→ Data excerpt
________________________________________
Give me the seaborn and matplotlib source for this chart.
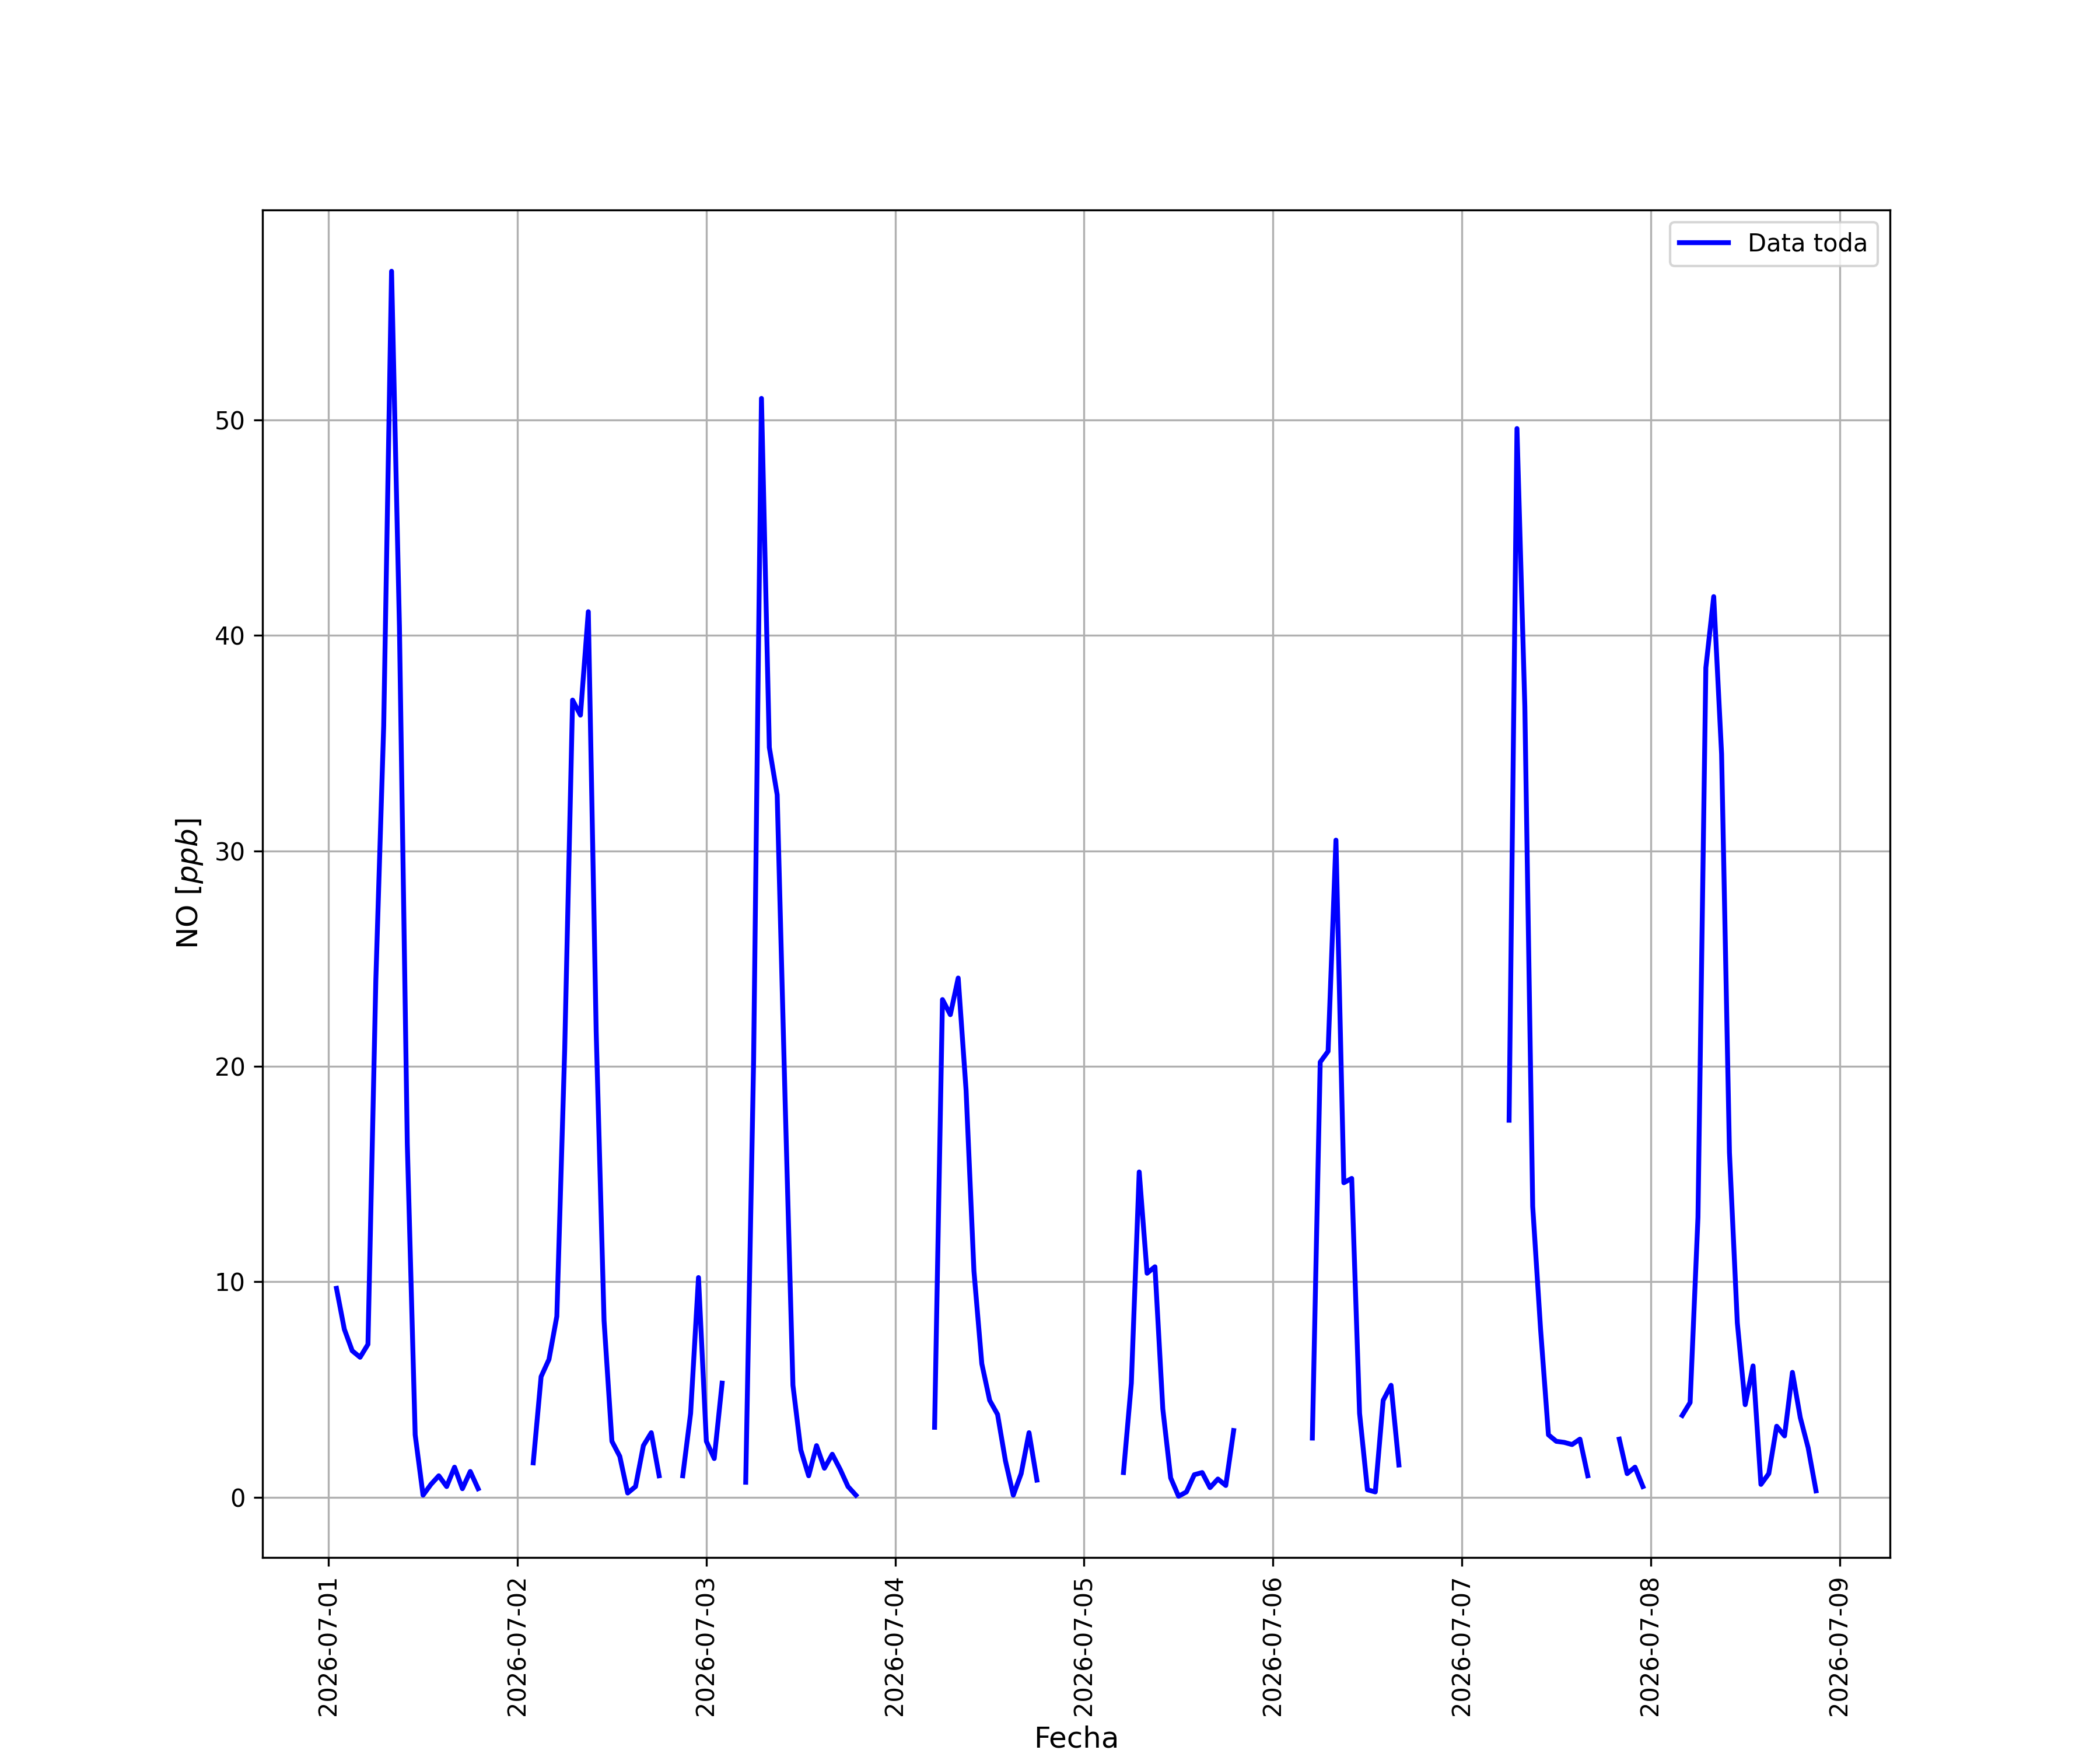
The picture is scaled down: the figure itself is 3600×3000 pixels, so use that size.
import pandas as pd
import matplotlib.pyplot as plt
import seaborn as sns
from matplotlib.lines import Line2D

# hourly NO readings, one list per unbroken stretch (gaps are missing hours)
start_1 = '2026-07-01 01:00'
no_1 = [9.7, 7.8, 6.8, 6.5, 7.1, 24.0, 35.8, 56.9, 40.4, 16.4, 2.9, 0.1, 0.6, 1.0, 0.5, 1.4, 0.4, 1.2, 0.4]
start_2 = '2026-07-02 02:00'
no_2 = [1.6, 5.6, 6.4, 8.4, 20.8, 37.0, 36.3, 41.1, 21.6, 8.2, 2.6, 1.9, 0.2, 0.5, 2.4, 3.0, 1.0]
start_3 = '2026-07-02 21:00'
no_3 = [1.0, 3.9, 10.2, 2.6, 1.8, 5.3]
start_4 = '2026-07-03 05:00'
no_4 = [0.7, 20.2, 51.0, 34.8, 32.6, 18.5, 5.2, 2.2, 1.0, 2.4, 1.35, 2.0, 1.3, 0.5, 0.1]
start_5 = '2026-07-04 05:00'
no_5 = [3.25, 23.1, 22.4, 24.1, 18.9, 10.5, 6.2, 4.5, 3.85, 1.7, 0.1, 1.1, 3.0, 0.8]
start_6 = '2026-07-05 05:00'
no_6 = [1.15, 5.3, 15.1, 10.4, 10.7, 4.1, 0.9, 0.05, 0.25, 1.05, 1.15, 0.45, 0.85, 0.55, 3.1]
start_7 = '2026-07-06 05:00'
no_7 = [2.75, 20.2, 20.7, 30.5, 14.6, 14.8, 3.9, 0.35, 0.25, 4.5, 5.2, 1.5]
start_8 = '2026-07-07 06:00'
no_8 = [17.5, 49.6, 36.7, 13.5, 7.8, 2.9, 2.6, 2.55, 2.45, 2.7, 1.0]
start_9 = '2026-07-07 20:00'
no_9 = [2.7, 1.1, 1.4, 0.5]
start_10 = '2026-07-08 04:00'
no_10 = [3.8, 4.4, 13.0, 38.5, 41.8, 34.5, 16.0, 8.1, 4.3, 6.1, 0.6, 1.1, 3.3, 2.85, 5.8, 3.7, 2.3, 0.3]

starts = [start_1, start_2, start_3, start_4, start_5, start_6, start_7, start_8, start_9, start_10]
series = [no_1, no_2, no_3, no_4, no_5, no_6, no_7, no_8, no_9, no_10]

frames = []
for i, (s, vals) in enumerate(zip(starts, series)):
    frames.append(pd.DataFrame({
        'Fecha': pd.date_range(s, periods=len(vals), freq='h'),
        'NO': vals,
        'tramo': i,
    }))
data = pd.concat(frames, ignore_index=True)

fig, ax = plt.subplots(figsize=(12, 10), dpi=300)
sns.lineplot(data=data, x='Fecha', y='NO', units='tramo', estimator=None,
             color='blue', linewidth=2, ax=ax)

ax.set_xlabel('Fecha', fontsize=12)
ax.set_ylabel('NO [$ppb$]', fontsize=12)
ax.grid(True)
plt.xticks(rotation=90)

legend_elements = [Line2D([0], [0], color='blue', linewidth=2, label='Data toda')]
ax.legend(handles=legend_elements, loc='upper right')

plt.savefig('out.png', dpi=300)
________________________________________
Make a copy of each line that contains the string "seaborn".

Give me the seaborn and matplotlib source for this chart.
import seaborn as sns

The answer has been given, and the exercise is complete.